▶ [Task goal]:
Begin at the top of the entries below and write out every line through the one containing "(page) at (396,589)", excluding pictures.

▶ [Extracted records]:
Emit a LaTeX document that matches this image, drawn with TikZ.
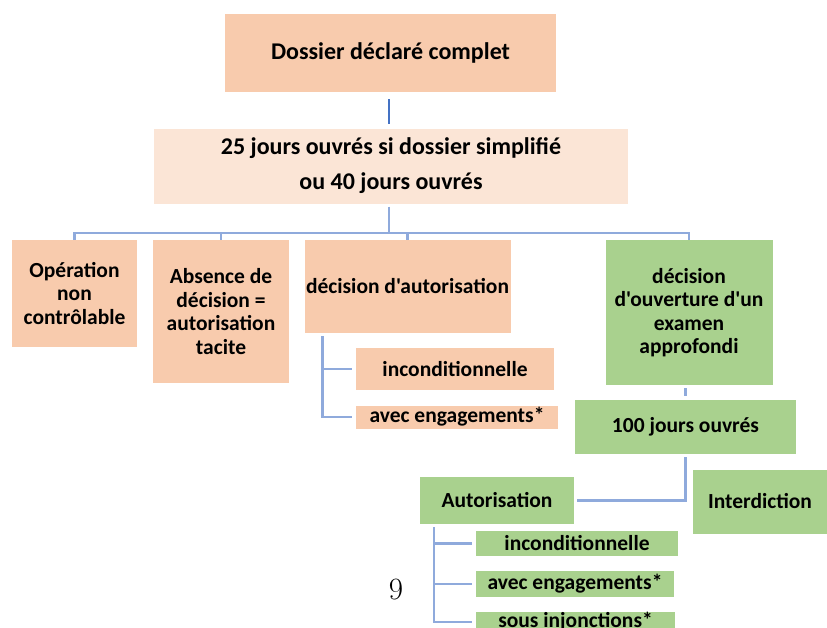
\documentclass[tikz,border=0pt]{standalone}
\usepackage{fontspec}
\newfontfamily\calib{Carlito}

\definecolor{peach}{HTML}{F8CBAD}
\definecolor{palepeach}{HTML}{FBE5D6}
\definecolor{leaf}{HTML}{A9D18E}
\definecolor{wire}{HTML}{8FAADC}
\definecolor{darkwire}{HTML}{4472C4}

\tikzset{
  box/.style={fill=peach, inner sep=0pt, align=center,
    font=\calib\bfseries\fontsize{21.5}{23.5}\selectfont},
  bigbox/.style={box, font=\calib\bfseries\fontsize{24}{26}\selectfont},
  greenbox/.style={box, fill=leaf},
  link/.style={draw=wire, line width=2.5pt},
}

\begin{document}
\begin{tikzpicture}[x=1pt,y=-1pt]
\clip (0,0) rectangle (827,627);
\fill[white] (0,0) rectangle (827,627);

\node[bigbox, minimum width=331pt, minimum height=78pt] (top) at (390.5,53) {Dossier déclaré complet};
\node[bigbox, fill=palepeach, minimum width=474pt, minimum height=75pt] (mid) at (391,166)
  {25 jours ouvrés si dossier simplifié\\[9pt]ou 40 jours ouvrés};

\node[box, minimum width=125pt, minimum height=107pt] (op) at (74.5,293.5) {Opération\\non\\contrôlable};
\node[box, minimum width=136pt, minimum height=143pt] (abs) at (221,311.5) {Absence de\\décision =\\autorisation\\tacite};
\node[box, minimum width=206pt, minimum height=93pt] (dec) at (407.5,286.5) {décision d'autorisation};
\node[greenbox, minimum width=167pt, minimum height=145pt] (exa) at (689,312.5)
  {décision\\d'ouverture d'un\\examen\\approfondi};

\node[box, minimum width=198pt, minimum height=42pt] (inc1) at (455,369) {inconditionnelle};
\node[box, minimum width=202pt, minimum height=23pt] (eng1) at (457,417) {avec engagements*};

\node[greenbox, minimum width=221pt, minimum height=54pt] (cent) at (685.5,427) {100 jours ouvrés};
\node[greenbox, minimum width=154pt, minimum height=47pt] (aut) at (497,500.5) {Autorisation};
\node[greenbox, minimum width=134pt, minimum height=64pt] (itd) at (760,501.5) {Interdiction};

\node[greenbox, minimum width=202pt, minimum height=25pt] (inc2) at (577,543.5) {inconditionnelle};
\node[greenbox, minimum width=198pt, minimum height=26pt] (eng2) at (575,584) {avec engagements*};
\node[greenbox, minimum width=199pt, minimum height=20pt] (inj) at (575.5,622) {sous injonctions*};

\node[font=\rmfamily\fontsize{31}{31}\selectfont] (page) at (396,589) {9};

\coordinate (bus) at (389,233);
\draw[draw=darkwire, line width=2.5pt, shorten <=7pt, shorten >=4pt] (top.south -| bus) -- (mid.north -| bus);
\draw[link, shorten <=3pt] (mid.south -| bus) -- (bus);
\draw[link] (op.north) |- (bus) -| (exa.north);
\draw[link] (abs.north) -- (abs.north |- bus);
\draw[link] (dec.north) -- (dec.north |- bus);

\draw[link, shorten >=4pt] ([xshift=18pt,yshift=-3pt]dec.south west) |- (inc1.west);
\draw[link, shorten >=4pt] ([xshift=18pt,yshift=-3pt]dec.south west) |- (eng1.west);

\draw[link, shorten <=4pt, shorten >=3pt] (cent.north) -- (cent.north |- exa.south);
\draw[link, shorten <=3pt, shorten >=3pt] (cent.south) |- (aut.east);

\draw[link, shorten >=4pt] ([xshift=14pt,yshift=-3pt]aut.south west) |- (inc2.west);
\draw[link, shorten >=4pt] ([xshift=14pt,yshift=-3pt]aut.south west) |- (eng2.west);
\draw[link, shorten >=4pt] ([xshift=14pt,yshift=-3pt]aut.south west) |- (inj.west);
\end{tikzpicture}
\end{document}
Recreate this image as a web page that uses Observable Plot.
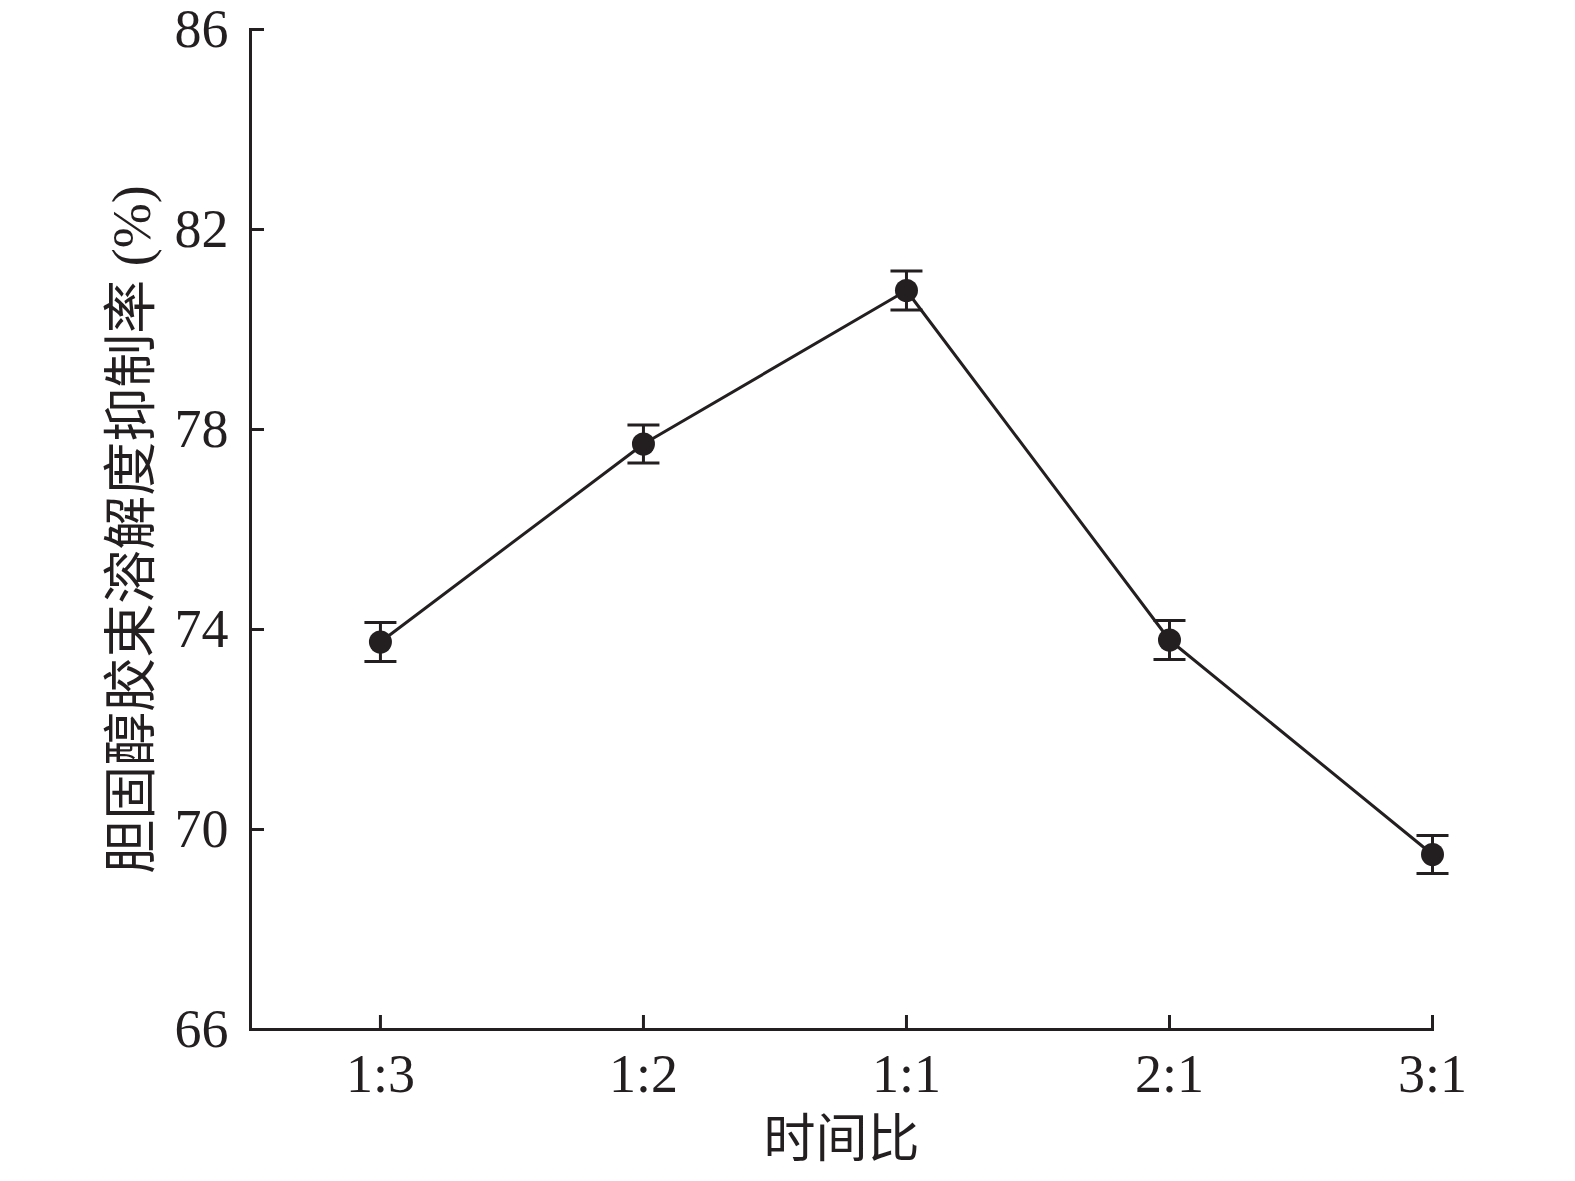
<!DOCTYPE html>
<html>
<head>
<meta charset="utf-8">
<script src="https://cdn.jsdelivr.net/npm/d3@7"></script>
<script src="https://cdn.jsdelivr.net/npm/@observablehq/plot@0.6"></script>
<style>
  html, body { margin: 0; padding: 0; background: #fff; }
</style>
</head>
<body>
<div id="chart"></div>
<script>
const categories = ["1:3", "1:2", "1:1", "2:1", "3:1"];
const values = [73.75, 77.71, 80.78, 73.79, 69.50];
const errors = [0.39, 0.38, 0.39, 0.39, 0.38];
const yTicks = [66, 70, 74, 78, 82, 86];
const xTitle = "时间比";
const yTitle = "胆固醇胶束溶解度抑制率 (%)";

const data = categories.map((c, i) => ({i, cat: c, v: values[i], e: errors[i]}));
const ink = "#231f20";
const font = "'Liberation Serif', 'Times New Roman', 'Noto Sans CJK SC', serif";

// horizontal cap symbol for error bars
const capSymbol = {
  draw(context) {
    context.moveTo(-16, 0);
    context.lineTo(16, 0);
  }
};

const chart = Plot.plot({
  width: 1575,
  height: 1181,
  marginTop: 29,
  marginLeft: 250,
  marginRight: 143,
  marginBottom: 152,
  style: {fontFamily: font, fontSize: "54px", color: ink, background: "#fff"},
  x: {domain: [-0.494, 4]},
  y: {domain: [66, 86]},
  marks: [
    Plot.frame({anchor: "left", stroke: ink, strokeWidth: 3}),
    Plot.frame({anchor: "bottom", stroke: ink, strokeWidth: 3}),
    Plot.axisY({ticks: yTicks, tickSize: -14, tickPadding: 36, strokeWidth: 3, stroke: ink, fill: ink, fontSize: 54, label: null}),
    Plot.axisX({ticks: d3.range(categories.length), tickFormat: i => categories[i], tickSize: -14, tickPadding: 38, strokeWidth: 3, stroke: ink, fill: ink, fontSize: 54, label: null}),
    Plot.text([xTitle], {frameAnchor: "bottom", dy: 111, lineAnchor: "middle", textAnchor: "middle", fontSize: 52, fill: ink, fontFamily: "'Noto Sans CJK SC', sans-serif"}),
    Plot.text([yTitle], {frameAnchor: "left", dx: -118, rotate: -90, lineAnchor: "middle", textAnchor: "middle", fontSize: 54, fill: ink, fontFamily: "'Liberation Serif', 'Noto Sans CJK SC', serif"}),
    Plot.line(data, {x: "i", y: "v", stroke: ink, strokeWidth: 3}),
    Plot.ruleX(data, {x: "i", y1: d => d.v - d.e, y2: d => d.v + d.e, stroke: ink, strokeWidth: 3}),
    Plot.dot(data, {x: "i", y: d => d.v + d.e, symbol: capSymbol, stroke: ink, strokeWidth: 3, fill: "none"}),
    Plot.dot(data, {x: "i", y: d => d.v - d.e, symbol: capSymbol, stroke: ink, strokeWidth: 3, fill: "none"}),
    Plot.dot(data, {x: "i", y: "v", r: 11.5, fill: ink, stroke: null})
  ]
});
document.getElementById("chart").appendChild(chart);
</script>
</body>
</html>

▶ [Answer to this problem]:
Emit a LaTeX document that matches this image, drawn with TikZ.
\documentclass[tikz,border=0pt]{standalone}
\usepackage{fontspec}
\newfontfamily\calib{Carlito}

\definecolor{peach}{HTML}{F8CBAD}
\definecolor{palepeach}{HTML}{FBE5D6}
\definecolor{leaf}{HTML}{A9D18E}
\definecolor{wire}{HTML}{8FAADC}
\definecolor{darkwire}{HTML}{4472C4}

\tikzset{
  box/.style={fill=peach, inner sep=0pt, align=center,
    font=\calib\bfseries\fontsize{21.5}{23.5}\selectfont},
  bigbox/.style={box, font=\calib\bfseries\fontsize{24}{26}\selectfont},
  greenbox/.style={box, fill=leaf},
  link/.style={draw=wire, line width=2.5pt},
}

\begin{document}
\begin{tikzpicture}[x=1pt,y=-1pt]
\clip (0,0) rectangle (827,627);
\fill[white] (0,0) rectangle (827,627);

\node[bigbox, minimum width=331pt, minimum height=78pt] (top) at (390.5,53) {Dossier déclaré complet};
\node[bigbox, fill=palepeach, minimum width=474pt, minimum height=75pt] (mid) at (391,166)
  {25 jours ouvrés si dossier simplifié\\[9pt]ou 40 jours ouvrés};

\node[box, minimum width=125pt, minimum height=107pt] (op) at (74.5,293.5) {Opération\\non\\contrôlable};
\node[box, minimum width=136pt, minimum height=143pt] (abs) at (221,311.5) {Absence de\\décision =\\autorisation\\tacite};
\node[box, minimum width=206pt, minimum height=93pt] (dec) at (407.5,286.5) {décision d'autorisation};
\node[greenbox, minimum width=167pt, minimum height=145pt] (exa) at (689,312.5)
  {décision\\d'ouverture d'un\\examen\\approfondi};

\node[box, minimum width=198pt, minimum height=42pt] (inc1) at (455,369) {inconditionnelle};
\node[box, minimum width=202pt, minimum height=23pt] (eng1) at (457,417) {avec engagements*};

\node[greenbox, minimum width=221pt, minimum height=54pt] (cent) at (685.5,427) {100 jours ouvrés};
\node[greenbox, minimum width=154pt, minimum height=47pt] (aut) at (497,500.5) {Autorisation};
\node[greenbox, minimum width=134pt, minimum height=64pt] (itd) at (760,501.5) {Interdiction};

\node[greenbox, minimum width=202pt, minimum height=25pt] (inc2) at (577,543.5) {inconditionnelle};
\node[greenbox, minimum width=198pt, minimum height=26pt] (eng2) at (575,584) {avec engagements*};
\node[greenbox, minimum width=199pt, minimum height=20pt] (inj) at (575.5,622) {sous injonctions*};

\node[font=\rmfamily\fontsize{31}{31}\selectfont] (page) at (396,589) {9};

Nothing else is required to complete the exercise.